The General Teaching Council for England (Constitution) Regulations 1999


  3.  The Council shall consist of 63* members comprising elected members elected in accordance with regulations 4 and 6 and appointed members appointed in accordance with regulations seven to nine.

Elected members

  4.  The elected members shall comprise—

    (a)  eleven teachers of senior pupils;

    (b)  eleven teachers of junior pupils;

    (c)  one head teacher of a secondary school;

    (d)  one head teacher of a primary school; and

    (e)  one teacher at a special school.

Appointed members

  7.  Nine members shall be appointed as follows—

    (a)  two members by the Association of Teachers and Lecturers;

    (b)  two members by the National Association of Schoolmasters Union of Women Teachers;

    (c)  two members by the National Union of Teachers;

    (d)  one member by the National Association of Head Teachers;

    (e)  one member by the Professional Association of Teachers; and

    (f)  one member by the Secondary Heads Association.

  8.  16* members shall be appointed as follows—

    (a)  three members by the Local Government Association;

    (b)  one member by the Association of Chief Education Officers;

    (c)  one member by the Association of Colleges;

    (d)  one member by the Catholic Education Service;

    (e)  one member by the Church of England Board of Education;

    (f)  one member by the Commission for Racial Equality;

    (g)  one member by the Committee of Vice-Chancellors and Principals of the Universities of the United Kingdom;

    (h)  one member by the Confederation of British Industry;

    (i)  one member by the Equal Opportunities Commission;

    (j)  one member by the Independent Schools Council;

    (k)  one member by the National Children's Bureau;

    (l)  one member by the National Governors' Council;

    (m)  one member by the Standing Conference of Principals Ltd.; and

    (n)  one member by the Universities Council for the Education of Teachers.
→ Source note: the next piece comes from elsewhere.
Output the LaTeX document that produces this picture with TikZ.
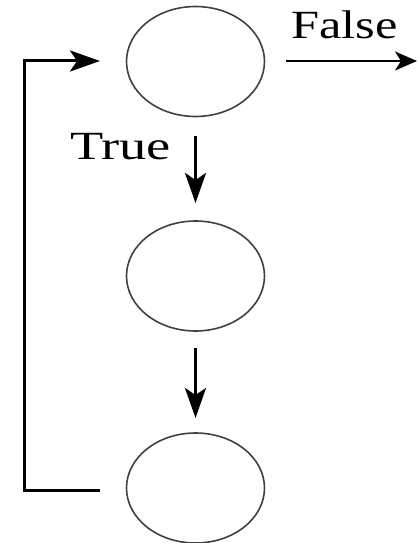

  9.  (1)  13 members shall be appointed by the Secretary of State.

  (2)  In making appointments under paragraph (1) the Secretary of State shall ensure that two or more of those members represent the interests of parents of pupils.
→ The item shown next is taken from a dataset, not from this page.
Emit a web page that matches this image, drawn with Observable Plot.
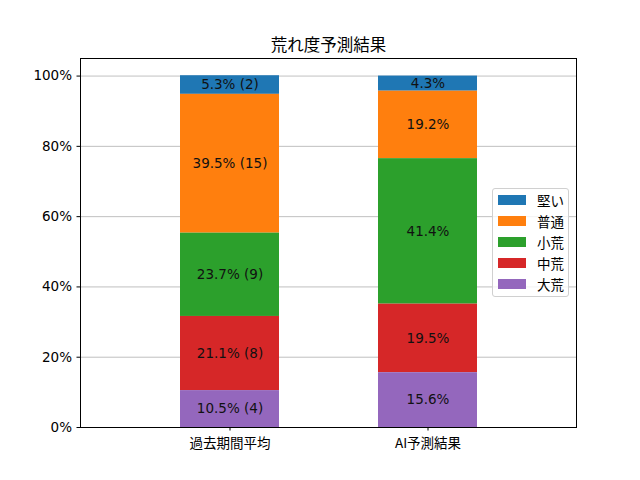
<!DOCTYPE html>
<html>
<head>
<meta charset="utf-8">
<script src="https://cdn.jsdelivr.net/npm/d3@7"></script>
<script src="https://cdn.jsdelivr.net/npm/@observablehq/plot@0.6"></script>
<style>
  body { margin: 0; background: #fff; }
  #wrap { position: relative; width: 640px; height: 480px; font-family: "DejaVu Sans", "Noto Sans CJK JP", sans-serif; }
  #legend { position: absolute; left: 492px; top: 188px; width: 77px; height: 109px; box-sizing: border-box;
    border: 1px solid #d0d0d0; border-radius: 3px; background: rgba(255,255,255,0.8); }
  .row { position: absolute; left: 0; height: 14px; display: flex; align-items: center; font-size: 13.5px; color: #000; font-family: "Noto Sans CJK JP", sans-serif; }
  .sw { width: 28px; height: 10px; margin-left: 5px; margin-right: 11px; }
</style>
</head>
<body>
<div id="wrap"><div id="legend"></div></div>
<script>
const categories = ["過去期間平均", "AI予測結果"];
const segments = ["堅い", "普通", "小荒", "中荒", "大荒"]; // legend order (top to bottom)
const colors = ["#1f77b4", "#ff7f0e", "#2ca02c", "#d62728", "#9467bd"];
const pastPct = [5.3, 39.5, 23.7, 21.1, 10.5];
const pastCount = [2, 15, 9, 8, 4];
const aiPct = [4.3, 19.2, 41.4, 19.5, 15.6];
const yTicks = [0, 20, 40, 60, 80, 100];

const data = [];
segments.forEach((s, i) => {
  data.push({cat: categories[0], seg: s, value: pastPct[i], label: `${pastPct[i].toFixed(1)}% (${pastCount[i]})`});
  data.push({cat: categories[1], seg: s, value: aiPct[i], label: `${aiPct[i].toFixed(1)}%`});
});
const stackOrder = segments.slice().reverse();

const chart = Plot.plot({
  width: 640,
  height: 480,
  marginLeft: 80,
  marginRight: 64,
  marginTop: 58,
  marginBottom: 53,
  style: {fontFamily: "'DejaVu Sans', 'Noto Sans CJK JP', sans-serif", fontSize: "13.5px", color: "#000", background: "transparent"},
  x: {domain: categories, padding: 0.5, paddingOuter: 0.5, label: null},
  y: {domain: [0, 105], label: null},
  color: {domain: segments, range: colors},
  marks: [
    Plot.ruleY(yTicks, {stroke: "#b0b0b0", strokeWidth: 0.8}),
    Plot.barY(data, Plot.stackY({x: "cat", y: "value", fill: "seg", order: stackOrder})),
    Plot.text(data, Plot.stackY({x: "cat", y: "value", z: "seg", order: stackOrder, text: "label", fill: "#111", fontSize: 13.5})),
    Plot.frame({stroke: "#000", strokeWidth: 1}),
    Plot.axisY({ticks: yTicks, tickFormat: d => d + "%", tickSize: 3.5, tickPadding: 5, label: null, fontSize: 13.5}),
    Plot.axisX({tickSize: 3.5, tickPadding: 7, label: null, fontSize: 13.5, fontFamily: "'Noto Sans CJK JP', sans-serif"}),
    Plot.text(["荒れ度予測結果"], {frameAnchor: "top", dy: -19, text: d => d, fontSize: 16.5, fill: "#000", fontFamily: "'Noto Sans CJK JP', sans-serif"})
  ]
});
document.getElementById("wrap").prepend(chart);

const legend = document.getElementById("legend");
segments.forEach((s, i) => {
  const row = document.createElement("div");
  row.className = "row";
  row.style.top = (4 + i * 21) + "px";
  const sw = document.createElement("div");
  sw.className = "sw";
  sw.style.background = colors[i];
  const t = document.createElement("span");
  t.textContent = s;
  row.appendChild(sw);
  row.appendChild(t);
  legend.appendChild(row);
});
</script>
</body>
</html>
  (3)  In making appointments under paragraph (1) the Secretary of State shall have regard to the desirability of the Council's membership including persons who have experience in relation to teaching persons with special educational needs.

  (4)  In making appointments under paragraph (1) the Secretary of State shall have regard to the desirability of the Council's membership reflecting the interests of the general public.

  * a member of the Disability Rights Commission was added when the DRC was established to make up the Council to 64 Members.